TD Auto pares dealership network
TD Auto Finance says it will trim its U.S. dealership network, essentially dropping dealerships with the least amount of volume.
TD Auto has more than 9,000 U.S. dealerships signed up, Tim Hockey, head of auto lending for the Toronto-based company, said last week during a conference call with investors. But, he said, “There’s a little bit of an 80-20 rule at play.” That is, 80 percent of the dealerships account for 20 percent of the business and vice versa.
“So as a result, we expect that going forward we’ll have an actual smaller number of dealers as we concentrate our efforts from a servicing point of view on those dealers that really want partner up with us,” he said in a conference call last week.

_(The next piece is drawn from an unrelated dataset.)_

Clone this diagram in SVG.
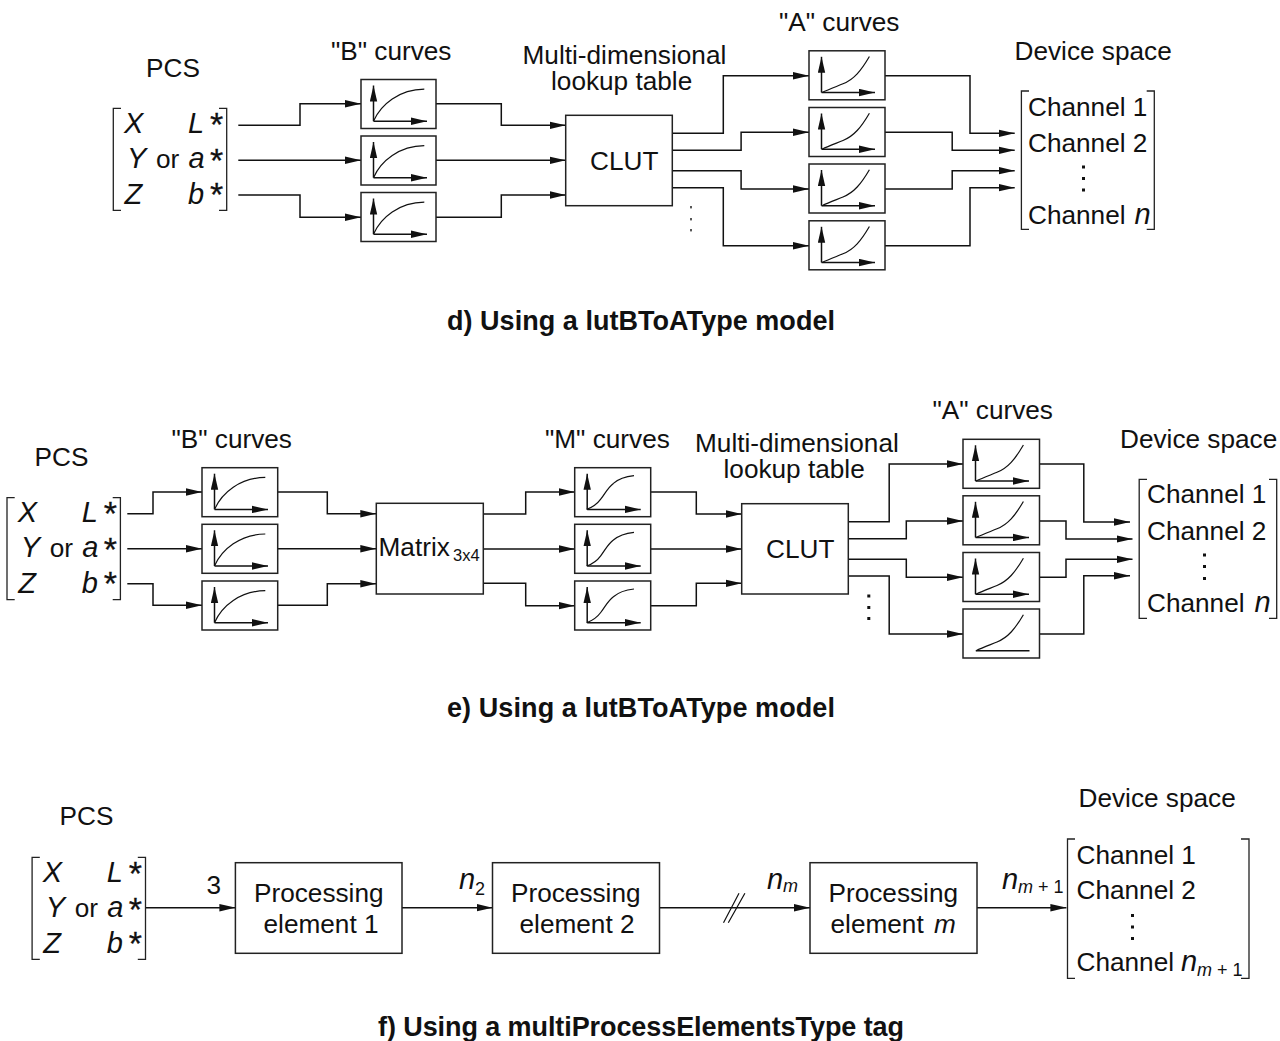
<svg xmlns="http://www.w3.org/2000/svg" xmlns:xlink="http://www.w3.org/1999/xlink" width="1280" height="1041" viewBox="0 0 1280 1041">
<style>
text{font-family:"Liberation Sans",Arial,sans-serif;font-size:26.200px;fill:#111}
.i{font-style:italic}
.v{font-style:italic;font-size:29px}
.s{font-size:18px}
.st{font-size:34px;stroke:#111;stroke-width:.3}
.cap{font-weight:bold;font-size:27px}
.b{fill:#fff;stroke:#222;stroke-width:1.5}
.w{fill:none;stroke:#111;stroke-width:1.5}
.c{fill:none;stroke:#111;stroke-width:1.2}
.br{fill:none;stroke:#222;stroke-width:1.3}
.d{fill:#111}
</style>
<defs>
<marker id="ah" markerUnits="userSpaceOnUse" markerWidth="16" markerHeight="8" refX="16" refY="4" orient="auto"><path d="M0,0.300L16,4L0,7.700z" fill="#111"/></marker>
<g id="axes"><path class="w" d="M12.500,41.700V6" marker-end="url(#ah)"/><path class="w" d="M12.500,41.700H66" marker-end="url(#ah)"/></g>
<path id="cb" class="c" d="M12.700,41.300C20,25 38,10 63.300,9.700"/>
<path id="ca" class="c" d="M13,41.700C20,38.500 28,35.500 34,33C45,28.500 52,20 60.400,5.700"/>
<path id="cm" class="c" d="M12,41.700C18,39.500 22,37 26,31.500C31,25 33,20 38.700,15.700C43,12 50,9 59.300,8"/>
<g id="mat">
<path class="br" d="M121,108.300H113.300V210.300H121M219,108.300H226.700V210.300H219"/>
<text class="v" x="124" y="133">X</text><text class="v" x="188" y="133">L</text><text class="st" x="210" y="135.500">*</text>
<text class="v" x="127" y="168">Y</text><text x="156" y="168">or</text><text class="v" x="188.500" y="168">a</text><text class="st" x="210" y="172">*</text>
<text class="v" x="124.500" y="204">Z</text><text class="v" x="188" y="204">b</text><text class="st" x="210" y="205.500">*</text>
</g>
</defs>
<rect width="1280" height="1041" fill="#fff"/>

<g id="connectors">
<g id="conn-d">
<path class="w" d="M238.300,125.300H300V103.700H361" marker-end="url(#ah)"/>
<path class="w" d="M238.300,160.300H361" marker-end="url(#ah)"/>
<path class="w" d="M238.300,195H300V217.300H361" marker-end="url(#ah)"/>
<path class="w" d="M436,103.700H501.300V125.300H565.700" marker-end="url(#ah)"/>
<path class="w" d="M436,160.300H565.700" marker-end="url(#ah)"/>
<path class="w" d="M436,217.300H501.300V195H565.700" marker-end="url(#ah)"/>
<path class="w" d="M672.300,133.300H723.300V75.700H809" marker-end="url(#ah)"/>
<path class="w" d="M672.300,150.300H741.100V132.300H809" marker-end="url(#ah)"/>
<path class="w" d="M672.300,170.700H741.100V189H809" marker-end="url(#ah)"/>
<path class="w" d="M672.300,187.700H723.300V245.700H809" marker-end="url(#ah)"/>
<path class="w" d="M885,75.700H970V133.300H1014.700" marker-end="url(#ah)"/>
<path class="w" d="M885,132.300H952.200V150.300H1014.700" marker-end="url(#ah)"/>
<path class="w" d="M885,189H952.200V170.700H1014.700" marker-end="url(#ah)"/>
<path class="w" d="M885,245.700H970V187.700H1014.700" marker-end="url(#ah)"/>
</g>
<g id="conn-e">
<path class="w" d="M127.300,513.700H153V492H202" marker-end="url(#ah)"/>
<path class="w" d="M127.300,548.700H202" marker-end="url(#ah)"/>
<path class="w" d="M127.300,583.700H153V605.300H202" marker-end="url(#ah)"/>
<path class="w" d="M277.700,492H327.300V513.700H376.300" marker-end="url(#ah)"/>
<path class="w" d="M277.700,548.700H376.300" marker-end="url(#ah)"/>
<path class="w" d="M277.700,605.300H327.300V583.700H376.300" marker-end="url(#ah)"/>
<path class="w" d="M483.300,514H525.700V492H574.700" marker-end="url(#ah)"/>
<path class="w" d="M483.300,549H574.700" marker-end="url(#ah)"/>
<path class="w" d="M483.300,583.300H525.700V605.700H574.700" marker-end="url(#ah)"/>
<path class="w" d="M650.700,492H696.300V514H741.700" marker-end="url(#ah)"/>
<path class="w" d="M650.700,549H741.700" marker-end="url(#ah)"/>
<path class="w" d="M650.700,605.700H696.300V583.300H741.700" marker-end="url(#ah)"/>
<path class="w" d="M848.300,521.700H889.200V464H963" marker-end="url(#ah)"/>
<path class="w" d="M848.300,538.700H906.300V521H963" marker-end="url(#ah)"/>
<path class="w" d="M848.300,559.300H906.300V577.300H963" marker-end="url(#ah)"/>
<path class="w" d="M848.300,576H889.200V634H963" marker-end="url(#ah)"/>
<path class="w" d="M1039.500,464H1083.800V522H1130" marker-end="url(#ah)"/>
<path class="w" d="M1039.500,521H1066V539H1132.500" marker-end="url(#ah)"/>
<path class="w" d="M1039.500,577.300H1066V559.300H1132.500" marker-end="url(#ah)"/>
<path class="w" d="M1039.500,634H1083.800V575.700H1130" marker-end="url(#ah)"/>
</g>
<g id="conn-f">
<path class="w" d="M145.300,907.700H235.400" marker-end="url(#ah)"/>
<path class="w" d="M402,907.700H492.500" marker-end="url(#ah)"/>
<path class="w" d="M659.500,907.700H810" marker-end="url(#ah)"/>
<path class="w" d="M977,907.700H1066.400" marker-end="url(#ah)"/>
<path class="c" d="M723.500,922.700L739,893.300M728.300,922.700L744.900,893.300"/>
</g>
</g>

<g id="section-d">
<text id="d-pcs-label" x="146" y="77">PCS</text>
<use id="d-pcs" href="#mat" xlink:href="#mat"/>
<text x="331" y="60">"B" curves</text>
<g id="d-b1" transform="translate(361,79.500)"><rect class="b" width="75" height="49"/><use href="#axes" xlink:href="#axes"/><use href="#cb" xlink:href="#cb"/></g>
<g id="d-b2" transform="translate(361,136)"><rect class="b" width="75" height="49"/><use href="#axes" xlink:href="#axes"/><use href="#cb" xlink:href="#cb"/></g>
<g id="d-b3" transform="translate(361,192.500)"><rect class="b" width="75" height="49"/><use href="#axes" xlink:href="#axes"/><use href="#cb" xlink:href="#cb"/></g>
<text><tspan x="522.500" y="64">Multi-dimensional</tspan><tspan x="551" y="90">lookup table</tspan></text>
<g id="d-clut"><rect class="b" x="565.700" y="115.300" width="106.600" height="90.400"/><text x="590" y="169.700">CLUT</text></g>
<g id="d-dots" class="d"><rect x="690.300" y="206" width="1.400" height="2.400"/><rect x="690.300" y="218" width="1.400" height="2.400"/><rect x="690.300" y="229" width="1.400" height="2.400"/></g>
<text x="779" y="31">"A" curves</text>
<g id="d-a1" transform="translate(809,50.800)"><rect class="b" width="76" height="49"/><use href="#axes" xlink:href="#axes"/><use href="#ca" xlink:href="#ca"/></g>
<g id="d-a2" transform="translate(809,107.500)"><rect class="b" width="76" height="49"/><use href="#axes" xlink:href="#axes"/><use href="#ca" xlink:href="#ca"/></g>
<g id="d-a3" transform="translate(809,164)"><rect class="b" width="76" height="49"/><use href="#axes" xlink:href="#axes"/><use href="#ca" xlink:href="#ca"/></g>
<g id="d-a4" transform="translate(809,220.800)"><rect class="b" width="76" height="49"/><use href="#axes" xlink:href="#axes"/><use href="#ca" xlink:href="#ca"/></g>
<text x="1014.500" y="60">Device space</text>
<g id="d-device">
<path class="br" d="M1029,91H1021.400V229.300H1029M1146.700,91H1154.300V229.300H1146.700"/>
<text x="1028" y="115.500">Channel 1</text><text x="1028" y="151.700">Channel 2</text>
<g class="d"><rect x="1082" y="165.500" width="3" height="3"/><rect x="1082" y="177" width="3" height="3"/><rect x="1082" y="188.500" width="3" height="3"/></g>
<text x="1028" y="223.500">Channel</text><text class="v" x="1134.500" y="223.500">n</text>
</g>
<text class="cap" x="447" y="329.500" textLength="388">d) Using a lutBToAType model</text>
</g>

<g id="section-e">
<text id="e-pcs-label" x="34.500" y="465.500">PCS</text>
<use id="e-pcs" href="#mat" xlink:href="#mat" transform="translate(-106.300,389.400)"/>
<text x="171.500" y="447.700">"B" curves</text>
<g id="e-b1" transform="translate(202,467.700)"><rect class="b" width="75.700" height="49"/><use href="#axes" xlink:href="#axes"/><use href="#cb" xlink:href="#cb"/></g>
<g id="e-b2" transform="translate(202,524.300)"><rect class="b" width="75.700" height="49"/><use href="#axes" xlink:href="#axes"/><use href="#cb" xlink:href="#cb"/></g>
<g id="e-b3" transform="translate(202,581)"><rect class="b" width="75.700" height="49"/><use href="#axes" xlink:href="#axes"/><use href="#cb" xlink:href="#cb"/></g>
<g id="e-matrix"><rect class="b" x="376.300" y="503.300" width="107" height="90.700"/><text x="378.500" y="556">Matrix</text><text class="s" x="453" y="560.700" style="font-size:16.500px">3x4</text></g>
<text x="545" y="447.700">"M" curves</text>
<g id="e-m1" transform="translate(574.700,467.700)"><rect class="b" width="76" height="49"/><use href="#axes" xlink:href="#axes"/><use href="#cm" xlink:href="#cm"/></g>
<g id="e-m2" transform="translate(574.700,524.300)"><rect class="b" width="76" height="49"/><use href="#axes" xlink:href="#axes"/><use href="#cm" xlink:href="#cm"/></g>
<g id="e-m3" transform="translate(574.700,581)"><rect class="b" width="76" height="49"/><use href="#axes" xlink:href="#axes"/><use href="#cm" xlink:href="#cm"/></g>
<text><tspan x="695" y="451.700">Multi-dimensional</tspan><tspan x="723.500" y="477.700">lookup table</tspan></text>
<g id="e-clut"><rect class="b" x="741.700" y="503.700" width="106.600" height="90.300"/><text x="766" y="557.700">CLUT</text></g>
<g id="e-dots" class="d"><rect x="867.300" y="594.500" width="3" height="3"/><rect x="867.300" y="606" width="3" height="3"/><rect x="867.300" y="617" width="3" height="3"/></g>
<text x="932.500" y="419.300">"A" curves</text>
<g id="e-a1" transform="translate(963,439.300)"><rect class="b" width="76.500" height="49"/><use href="#axes" xlink:href="#axes"/><use href="#ca" xlink:href="#ca"/></g>
<g id="e-a2" transform="translate(963,495.800)"><rect class="b" width="76.500" height="49"/><use href="#axes" xlink:href="#axes"/><use href="#ca" xlink:href="#ca"/></g>
<g id="e-a3" transform="translate(963,552.500)"><rect class="b" width="76.500" height="49"/><use href="#axes" xlink:href="#axes"/><use href="#ca" xlink:href="#ca"/></g>
<g id="e-a4" transform="translate(963,609)"><rect class="b" width="76.500" height="49"/><path class="w" d="M12.800,41.700H66.500"/><use href="#ca" xlink:href="#ca"/></g>
<text x="1120" y="447.700">Device space</text>
<g id="e-device">
<path class="br" d="M1147,479.300H1139.200V618.300H1147M1269,479.300H1276.700V618.300H1269"/>
<text x="1147" y="503.300">Channel 1</text><text x="1147" y="539.500">Channel 2</text>
<g class="d"><rect x="1203" y="553.500" width="3" height="3"/><rect x="1203" y="565" width="3" height="3"/><rect x="1203" y="577" width="3" height="3"/></g>
<text x="1147" y="612">Channel</text><text class="v" x="1254.500" y="612">n</text>
</g>
<text class="cap" x="447" y="717" textLength="388">e) Using a lutBToAType model</text>
</g>

<g id="section-f">
<text id="f-pcs-label" x="59.500" y="825">PCS</text>
<use id="f-pcs" href="#mat" xlink:href="#mat" transform="translate(-81.200,749)"/>
<text x="206.500" y="894">3</text>
<g id="f-p1"><rect class="b" x="235.400" y="862.700" width="166.600" height="90.600"/><text x="254" y="901.500">Processing</text><text x="263.500" y="933">element 1</text></g>
<text class="v" x="459" y="889.300">n</text><text class="s" x="475" y="895">2</text>
<g id="f-p2"><rect class="b" x="492.500" y="862.700" width="167" height="90.600"/><text x="511" y="901.500">Processing</text><text x="519.500" y="933">element 2</text></g>
<text class="v" x="767" y="889.300">n</text><text class="s i" x="783" y="892">m</text>
<g id="f-pm"><rect class="b" x="810" y="862.700" width="167" height="90.600"/><text x="828.500" y="901.500">Processing</text><text x="830.500" y="933.300">element <tspan class="i" dx="3">m</tspan></text></g>
<text class="v" x="1002" y="889.300">n</text><text class="s" x="1018" y="893"><tspan class="i">m</tspan> + 1</text>
<text x="1078.500" y="807">Device space</text>
<g id="f-device">
<path class="br" d="M1075,839H1067.500V978.300H1075M1241,839H1249V978.300H1241"/>
<text x="1076.500" y="864">Channel 1</text><text x="1076.500" y="899.300">Channel 2</text>
<g class="d"><rect x="1131" y="914" width="3" height="3"/><rect x="1131" y="925.500" width="3" height="3"/><rect x="1131" y="937" width="3" height="3"/></g>
<text x="1076.500" y="971">Channel</text><text class="v" x="1181" y="971">n</text><text class="s" x="1197" y="976"><tspan class="i">m</tspan> + 1</text>
</g>
<text class="cap" x="378" y="1036" textLength="526">f) Using a multiProcessElementsType tag</text>
</g>
</svg>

TD Auto Finance is the former Chrysler Financial, Chrysler’s old captive finance company. TD Bank bought Chrysler Financial -- not including its Chrysler Insurance subsidiary -- from New York-based Cerberus Capital Management for about $6.3 billion in cash effective April 2011 and renamed it TD Auto Finance.
At the time the deal was announced in December 2010, the organization had about 2,300 U.S. dealerships, with an eventual target of around 5,000. In fact, the U.S. dealership network passed 5,000 in May 2011. By October 2013, it was up to 9,000.
Spokeswoman Linda Heinrich said this week TD Auto doesn’t have a specific, smaller number of U.S. dealerships in mind.
“The goal isn’t to get down a specific target number of dealers,” she told Automotive News in an e-mail. “We see an opportunity to up our service game, deepen our relationships with our most supportive dealers and build a model for more efficient growth in the future.”
She said dealerships should expect to hear from TD Auto Finance in December and January.
Some dealerships contacted by Automotive News said they were unaware of the lender’s plan to reduce the number of dealer relationships.
“It’s news to me,” said Brian Kelly Jr., vice president of the Boston-area Kelly Auto Group. “We do use them. We have used them since before they became TD. But we certainly use them a lot less. They’re not as competitive as they used to be” when they were a captive finance company, he said.
“So many banks are out there. It all depends on what their latest deal is.”